Directive
Copy each line exactly. Drop every picture.

--------------------

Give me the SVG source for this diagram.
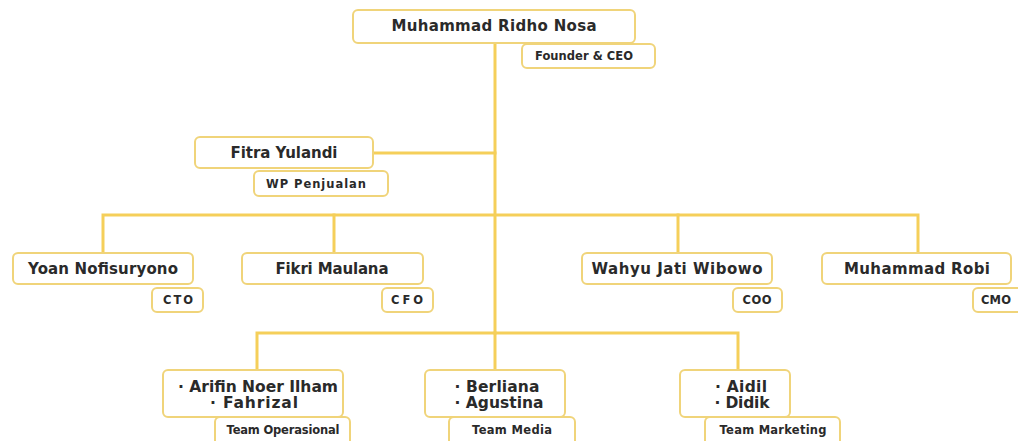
<svg xmlns="http://www.w3.org/2000/svg" width="1018" height="441" viewBox="0 0 1018 441">
<style>
.bg{fill:#ffffff}
.box{fill:#ffffff;stroke:#f0d47a;stroke-width:2}
.ln{fill:none;stroke:#f5cf5a;stroke-width:3;stroke-linecap:square}
.nm{font-family:"DejaVu Sans","Liberation Sans",sans-serif;font-weight:bold;font-size:15px;fill:#2a2a2a;text-anchor:middle}
.rl{font-family:"DejaVu Sans","Liberation Sans",sans-serif;font-weight:bold;font-size:11.5px;fill:#2a2a2a;text-anchor:middle}
.bl{font-family:"DejaVu Sans","Liberation Sans",sans-serif;font-weight:bold;font-size:15.5px;fill:#2a2a2a;text-anchor:middle}
</style>
<rect class="bg" x="0" y="0" width="1018" height="441"/>
<g id="connectors">
<path class="ln" d="M495 43 V333"/>
<path class="ln" d="M373 153 H495"/>
<path class="ln" d="M103 253 V215 H918 V253"/>
<path class="ln" d="M334 215 V253"/>
<path class="ln" d="M678 215 V253"/>
<path class="ln" d="M257 370 V333 H738 V370"/>
<path class="ln" d="M495 333 V370"/>
</g>
<g id="ceo">
<rect class="box" x="353" y="10" width="282" height="33" rx="5"/>
<text class="nm" x="494" y="31" textLength="205">Muhammad Ridho Nosa</text>
<rect class="box" x="522" y="44" width="133" height="24" rx="5"/>
<text class="rl" x="584" y="60" textLength="98">Founder &amp; CEO</text>
</g>
<g id="fitra">
<rect class="box" x="195" y="137" width="178" height="31" rx="5"/>
<text class="nm" x="284" y="158" textLength="107">Fitra Yulandi</text>
<rect class="box" x="254" y="171" width="134" height="25" rx="5"/>
<text class="rl" x="316" y="188" textLength="100">WP Penjualan</text>
</g>
<g id="yoan">
<rect class="box" x="13" y="253" width="180" height="31" rx="5"/>
<text class="nm" x="103" y="274" textLength="150">Yoan Nofisuryono</text>
<rect class="box" x="152" y="288" width="51" height="24" rx="5"/>
<text class="rl" x="178" y="304" textLength="30">CTO</text>
</g>
<g id="fikri">
<rect class="box" x="242" y="253" width="181" height="31" rx="5"/>
<text class="nm" x="332" y="274" textLength="113">Fikri Maulana</text>
<rect class="box" x="382" y="288" width="51" height="24" rx="5"/>
<text class="rl" x="407" y="304" textLength="32">CFO</text>
</g>
<g id="wahyu">
<rect class="box" x="582" y="253" width="190" height="31" rx="5"/>
<text class="nm" x="677" y="274" textLength="171">Wahyu Jati Wibowo</text>
<rect class="box" x="733" y="288" width="49" height="24" rx="5"/>
<text class="rl" x="757" y="304" textLength="29">COO</text>
</g>
<g id="robi">
<rect class="box" x="822" y="253" width="189" height="31" rx="5"/>
<text class="nm" x="917" y="274" textLength="146">Muhammad Robi</text>
<rect class="box" x="973" y="288" width="60" height="24" rx="5"/>
<text class="rl" x="996" y="304" textLength="30">CMO</text>
</g>
<g id="team-operasional">
<rect class="box" x="163" y="370" width="180" height="47" rx="5"/>
<text class="bl" x="258" y="392" textLength="160">·  Arifin Noer Ilham</text>
<text class="bl" x="254" y="408" textLength="88">·  Fahrizal</text>
<rect class="box" x="215" y="417" width="135" height="30" rx="5"/>
<text class="rl" x="283" y="434" textLength="113">Team Operasional</text>
</g>
<g id="team-media">
<rect class="box" x="425" y="370" width="140" height="47" rx="5"/>
<text class="bl" x="497" y="392" textLength="85">·  Berliana</text>
<text class="bl" x="499" y="408" textLength="89">·  Agustina</text>
<rect class="box" x="449" y="417" width="126" height="30" rx="5"/>
<text class="rl" x="512" y="434" textLength="80">Team Media</text>
</g>
<g id="team-marketing">
<rect class="box" x="680" y="370" width="110" height="47" rx="5"/>
<text class="bl" x="741" y="392" textLength="52">·  Aidil</text>
<text class="bl" x="742" y="408" textLength="55">·  Didik</text>
<rect class="box" x="705" y="417" width="135" height="30" rx="5"/>
<text class="rl" x="773" y="434" textLength="107">Team Marketing</text>
</g>
</svg>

--------------------

Correct result
Give me the SVG source for this diagram.
<svg xmlns="http://www.w3.org/2000/svg" width="1018" height="441" viewBox="0 0 1018 441">
<style>
.bg{fill:#ffffff}
.box{fill:#ffffff;stroke:#f0d47a;stroke-width:2}
.ln{fill:none;stroke:#f5cf5a;stroke-width:3;stroke-linecap:square}
.nm{font-family:"DejaVu Sans","Liberation Sans",sans-serif;font-weight:bold;font-size:15px;fill:#2a2a2a;text-anchor:middle}
.rl{font-family:"DejaVu Sans","Liberation Sans",sans-serif;font-weight:bold;font-size:11.5px;fill:#2a2a2a;text-anchor:middle}
.bl{font-family:"DejaVu Sans","Liberation Sans",sans-serif;font-weight:bold;font-size:15.5px;fill:#2a2a2a;text-anchor:middle}
</style>
<rect class="bg" x="0" y="0" width="1018" height="441"/>
<g id="connectors">
<path class="ln" d="M495 43 V333"/>
<path class="ln" d="M373 153 H495"/>
<path class="ln" d="M103 253 V215 H918 V253"/>
<path class="ln" d="M334 215 V253"/>
<path class="ln" d="M678 215 V253"/>
<path class="ln" d="M257 370 V333 H738 V370"/>
<path class="ln" d="M495 333 V370"/>
</g>
<g id="ceo">
<rect class="box" x="353" y="10" width="282" height="33" rx="5"/>
<text class="nm" x="494" y="31" textLength="205">Muhammad Ridho Nosa</text>
<rect class="box" x="522" y="44" width="133" height="24" rx="5"/>
<text class="rl" x="584" y="60" textLength="98">Founder &amp; CEO</text>
</g>
<g id="fitra">
<rect class="box" x="195" y="137" width="178" height="31" rx="5"/>
<text class="nm" x="284" y="158" textLength="107">Fitra Yulandi</text>
<rect class="box" x="254" y="171" width="134" height="25" rx="5"/>
<text class="rl" x="316" y="188" textLength="100">WP Penjualan</text>
</g>
<g id="yoan">
<rect class="box" x="13" y="253" width="180" height="31" rx="5"/>
<text class="nm" x="103" y="274" textLength="150">Yoan Nofisuryono</text>
<rect class="box" x="152" y="288" width="51" height="24" rx="5"/>
<text class="rl" x="178" y="304" textLength="30">CTO</text>
</g>
<g id="fikri">
<rect class="box" x="242" y="253" width="181" height="31" rx="5"/>
<text class="nm" x="332" y="274" textLength="113">Fikri Maulana</text>
<rect class="box" x="382" y="288" width="51" height="24" rx="5"/>
<text class="rl" x="407" y="304" textLength="32">CFO</text>
</g>
<g id="wahyu">
<rect class="box" x="582" y="253" width="190" height="31" rx="5"/>
<text class="nm" x="677" y="274" textLength="171">Wahyu Jati Wibowo</text>
<rect class="box" x="733" y="288" width="49" height="24" rx="5"/>
<text class="rl" x="757" y="304" textLength="29">COO</text>
</g>
<g id="robi">
<rect class="box" x="822" y="253" width="189" height="31" rx="5"/>
<text class="nm" x="917" y="274" textLength="146">Muhammad Robi</text>
<rect class="box" x="973" y="288" width="60" height="24" rx="5"/>
<text class="rl" x="996" y="304" textLength="30">CMO</text>
</g>
<g id="team-operasional">
<rect class="box" x="163" y="370" width="180" height="47" rx="5"/>
<text class="bl" x="258" y="392" textLength="160">·  Arifin Noer Ilham</text>
<text class="bl" x="254" y="408" textLength="88">·  Fahrizal</text>
<rect class="box" x="215" y="417" width="135" height="30" rx="5"/>
<text class="rl" x="283" y="434" textLength="113">Team Operasional</text>
</g>
<g id="team-media">
<rect class="box" x="425" y="370" width="140" height="47" rx="5"/>
<text class="bl" x="497" y="392" textLength="85">·  Berliana</text>
<text class="bl" x="499" y="408" textLength="89">·  Agustina</text>
<rect class="box" x="449" y="417" width="126" height="30" rx="5"/>
<text class="rl" x="512" y="434" textLength="80">Team Media</text>
</g>
<g id="team-marketing">
<rect class="box" x="680" y="370" width="110" height="47" rx="5"/>
<text class="bl" x="741" y="392" textLength="52">·  Aidil</text>
<text class="bl" x="742" y="408" textLength="55">·  Didik</text>
<rect class="box" x="705" y="417" width="135" height="30" rx="5"/>
<text class="rl" x="773" y="434" textLength="107">Team Marketing</text>
</g>
</svg>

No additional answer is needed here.